··· Data for processing ···
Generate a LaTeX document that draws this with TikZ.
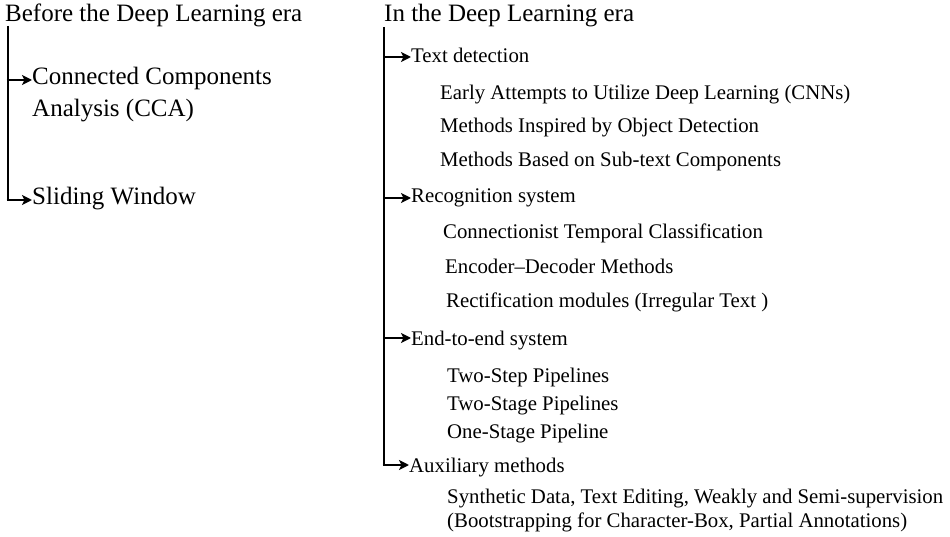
\documentclass[tikz,border=0pt]{standalone}
\usepackage{fontspec}
\setmainfont{Liberation Serif}
\usetikzlibrary{arrows.meta}
\begin{document}
\begin{tikzpicture}[x=1pt,y=-1pt,
  big/.style={anchor=base west,inner sep=0pt,font=\fontsize{25}{30}\selectfont},
  small/.style={anchor=base west,inner sep=0pt,font=\fontsize{20.8}{25}\selectfont},
  trunk/.style={line width=2.6pt},
  arr/.style={line width=2.3pt,-{Stealth[length=10pt,width=10pt,inset=2.5pt]},shorten >=0pt}]
\useasboundingbox[fill=white] (0,0) rectangle (950,537);
% left column
\node[big] (hL) at (5,22) {Before the Deep Learning era};
\node[big] (cca1) at (32,85) {Connected Components};
\node[big] (cca2) at (32,117) {Analysis (CCA)};
\node[big] (sw) at (32,205) {Sliding Window};
\coordinate (tL) at (8,26);
\draw[trunk] (tL) -- (tL |- 0,201);
\draw[arr] ([xshift=-1.3pt]tL |- 0,80) -- (cca1.west |- 0,80);
\draw[arr] ([xshift=-1.3pt]tL |- 0,200) -- (sw.west |- 0,200);
% right column
\node[big] (hR) at (384,22) {In the Deep Learning era};
\node[small] (td) at (411,63) {Text detection};
\node[small] (td1) at (440,100) {Early Attempts to Utilize Deep Learning (CNNs)};
\node[small] (td2) at (440,133) {Methods Inspired by Object Detection};
\node[small] (td3) at (440,167) {Methods Based on Sub-text Components};
\node[small] (rs) at (411,203) {Recognition system};
\node[small] (rs1) at (443,239) {Connectionist Temporal Classification};
\node[small] (rs2) at (445,273) {Encoder--Decoder Methods};
\node[small] (rs3) at (446,307) {Rectification modules (Irregular Text )};
\node[small] (ee) at (411,345) {End-to-end system};
\node[small] (ee1) at (447,382) {Two-Step Pipelines};
\node[small] (ee2) at (447,410) {Two-Stage Pipelines};
\node[small] (ee3) at (447,438) {One-Stage Pipeline};
\node[small] (ax) at (409,472) {Auxiliary methods};
\node[small] (ax1) at (447,503) {Synthetic Data, Text Editing, Weakly and Semi-supervision};
\node[small] (ax2) at (447,527) {(Bootstrapping for Character-Box, Partial Annotations)};
\coordinate (tR) at (384,27);
\draw[trunk] (tR) -- (tR |- 0,466);
\draw[arr] (tR |- 0,57) -- (td.west |- 0,57);
\draw[arr] (tR |- 0,198) -- (rs.west |- 0,198);
\draw[arr] (tR |- 0,338) -- (ee.west |- 0,338);
\draw[arr] ([xshift=-1.3pt]tR |- 0,465) -- (ax.west |- 0,465);
\end{tikzpicture}
\end{document}
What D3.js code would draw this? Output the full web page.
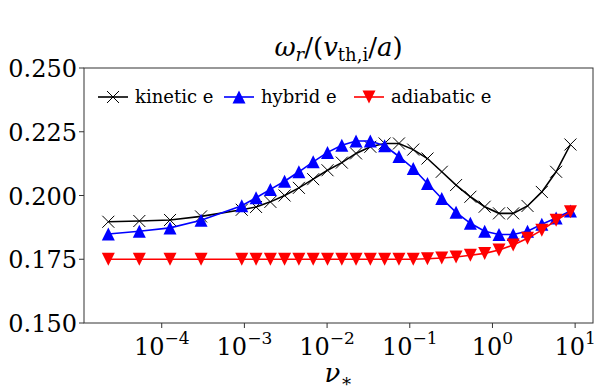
<!DOCTYPE html>
<html>
<head>
<meta charset="utf-8">
<script src="https://cdn.jsdelivr.net/npm/d3@7"></script>
<style>
  html, body { margin: 0; padding: 0; background: #fff; }
</style>
</head>
<body>
<svg id="chart" width="598" height="390"></svg>
<script>
// collisionality points (nu_*)
const nuVals = [2.26e-5, 5.36e-5, 1.26e-4, 2.99e-4,
  9.29e-4, 1.384e-3, 2.061e-3, 3.062e-3, 4.56e-3, 6.79e-3, 1.012e-2, 1.507e-2,
  2.239e-2, 3.334e-2, 4.966e-2, 7.396e-2, 0.1102, 0.1637, 0.2438, 0.3631,
  0.5408, 0.8054, 1.1995, 1.782, 2.655, 3.954, 5.888, 8.77];

// omega_r / (v_th,i / a)
const kineticVals = [0.1897, 0.1900, 0.1904, 0.1918,
  0.1944, 0.1955, 0.1975, 0.2000, 0.2030, 0.2064, 0.2099, 0.2129,
  0.2165, 0.2191, 0.2204, 0.2204, 0.2180, 0.2145, 0.2093, 0.2041,
  0.1995, 0.1956, 0.1930, 0.1930, 0.1959, 0.2014, 0.2093, 0.2200];
const hybridVals = [0.1849, 0.1860, 0.1873, 0.1903,
  0.1960, 0.1991, 0.2024, 0.2056, 0.2093, 0.2132, 0.2169, 0.2197,
  0.2214, 0.2214, 0.2195, 0.2153, 0.2106, 0.2047, 0.1988, 0.1934,
  0.1891, 0.1860, 0.1847, 0.1847, 0.1860, 0.1887, 0.1912, 0.1939];
const adiabaticVals = [0.175, 0.175, 0.175, 0.175,
  0.175, 0.175, 0.175, 0.175, 0.175, 0.175, 0.175, 0.175,
  0.175, 0.175, 0.175, 0.175, 0.175, 0.1752, 0.1755, 0.1759,
  0.1766, 0.1773, 0.1786, 0.1806, 0.1832, 0.1864, 0.1903, 0.1936];

const seriesNames = ["kinetic e", "hybrid e", "adiabatic e"];
const seriesColors = ["#000000", "#0000ff", "#ff0000"];
const seriesMarkers = ["x", "up", "down"];
const yTicks = [0.150, 0.175, 0.200, 0.225, 0.250];
const xTickExps = [-4, -3, -2, -1, 0, 1];

// layout
const plotL = 84, plotR = 593, plotT = 68, plotB = 323;
const serif = "DejaVu Serif";
const legendX = [98, 224, 354];

const svg = d3.select("#chart");

const x = d3.scaleLog()
  .domain([Math.pow(10, -4.94), Math.pow(10, 1.216)])
  .range([plotL, plotR]);
const y = d3.scaleLinear()
  .domain([0.150, 0.250])
  .range([plotB, plotT]);

// markers
function drawMarker(g, kind, color) {
  if (kind === "x") {
    g.append("path").attr("d", "M-6,-6L6,6M-6,6L6,-6")
      .attr("stroke", color).attr("stroke-width", 1).attr("fill", "none");
  } else if (kind === "up") {
    g.append("path").attr("d", "M0,-6.5L6.5,6.5L-6.5,6.5Z").attr("fill", color);
  } else {
    g.append("path").attr("d", "M0,6.5L6.5,-6.5L-6.5,-6.5Z").attr("fill", color);
  }
}

const allSeries = [kineticVals, hybridVals, adiabaticVals];
const line = d3.line().x(d => x(d[0])).y(d => y(d[1]));

allSeries.forEach((vals, i) => {
  const pts = nuVals.map((n, j) => [n, vals[j]]);
  svg.append("path")
    .attr("d", line(pts))
    .attr("fill", "none")
    .attr("stroke", seriesColors[i])
    .attr("stroke-width", 1.6);
  pts.forEach(p => {
    const g = svg.append("g").attr("transform", `translate(${x(p[0])},${y(p[1])})`);
    drawMarker(g, seriesMarkers[i], seriesColors[i]);
  });
});

// frame
svg.append("rect")
  .attr("x", plotL).attr("y", plotT)
  .attr("width", plotR - plotL).attr("height", plotB - plotT)
  .attr("fill", "none").attr("stroke", "#333").attr("stroke-width", 1);

// y ticks
yTicks.forEach(t => {
  svg.append("line")
    .attr("x1", plotL - 5).attr("x2", plotL)
    .attr("y1", y(t)).attr("y2", y(t))
    .attr("stroke", "#333");
  svg.append("text")
    .attr("x", plotL - 7).attr("y", y(t) + 9)
    .attr("text-anchor", "end")
    .attr("font-family", serif)
    .attr("font-size", 24)
    .text(t.toFixed(3));
});

// x ticks
xTickExps.forEach(e => {
  const px = x(Math.pow(10, e));
  svg.append("line")
    .attr("x1", px).attr("x2", px)
    .attr("y1", plotB).attr("y2", plotB + 5)
    .attr("stroke", "#333");
  const t = svg.append("text")
    .attr("x", px).attr("y", 355)
    .attr("text-anchor", "middle")
    .attr("font-family", serif)
    .attr("font-size", 24);
  t.append("tspan").text("10");
  t.append("tspan").attr("dy", -11).attr("font-size", 17)
    .text(e < 0 ? "\u2212" + Math.abs(e) : String(e));
});

// title
const title = svg.append("text")
  .attr("x", (plotL + plotR) / 2).attr("y", 56)
  .attr("text-anchor", "middle")
  .attr("font-family", serif)
  .attr("font-size", 26);
title.append("tspan").attr("font-style", "italic").text("\u03c9");
title.append("tspan").attr("font-style", "italic").attr("font-size", 18).attr("dy", 5).text("r");
title.append("tspan").attr("dy", -5).text("/(");
title.append("tspan").attr("font-style", "italic").text("v");
title.append("tspan").attr("font-size", 18).attr("dy", 5).text("th,i");
title.append("tspan").attr("dy", -5).text("/");
title.append("tspan").attr("font-style", "italic").text("a");
title.append("tspan").text(")");

// x label
const xl = svg.append("text")
  .attr("x", (plotL + plotR) / 2).attr("y", 382)
  .attr("text-anchor", "middle")
  .attr("font-family", serif)
  .attr("font-size", 26);
xl.append("tspan").attr("font-style", "italic").text("\u03bd");
xl.append("tspan").attr("font-size", 18).attr("dy", 5).text("\u2217");

// legend
const ly = 97;
seriesNames.forEach((name, i) => {
  const lx = legendX[i];
  svg.append("line")
    .attr("x1", lx).attr("x2", lx + 30)
    .attr("y1", ly).attr("y2", ly)
    .attr("stroke", seriesColors[i]).attr("stroke-width", 1.6);
  const g = svg.append("g").attr("transform", `translate(${lx + 15},${ly})`);
  drawMarker(g, seriesMarkers[i], seriesColors[i]);
  svg.append("text")
    .attr("x", lx + 37).attr("y", ly + 6)
    .attr("font-family", serif)
    .attr("font-size", 18)
    .text(name);
});
</script>
</body>
</html>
···
= Instructions for the task =
Include both the line containing "What D3.js code" and the line containing "0.5408, 0.8054, 1.1995, 1.782, 2.655, 3.954, 5.888, 8.77];" when you write out everything between them, exactly. Leave the pictures out.

= The reply =
What D3.js code would draw this? Output the full web page.
<!DOCTYPE html>
<html>
<head>
<meta charset="utf-8">
<script src="https://cdn.jsdelivr.net/npm/d3@7"></script>
<style>
  html, body { margin: 0; padding: 0; background: #fff; }
</style>
</head>
<body>
<svg id="chart" width="598" height="390"></svg>
<script>
// collisionality points (nu_*)
const nuVals = [2.26e-5, 5.36e-5, 1.26e-4, 2.99e-4,
  9.29e-4, 1.384e-3, 2.061e-3, 3.062e-3, 4.56e-3, 6.79e-3, 1.012e-2, 1.507e-2,
  2.239e-2, 3.334e-2, 4.966e-2, 7.396e-2, 0.1102, 0.1637, 0.2438, 0.3631,
  0.5408, 0.8054, 1.1995, 1.782, 2.655, 3.954, 5.888, 8.77];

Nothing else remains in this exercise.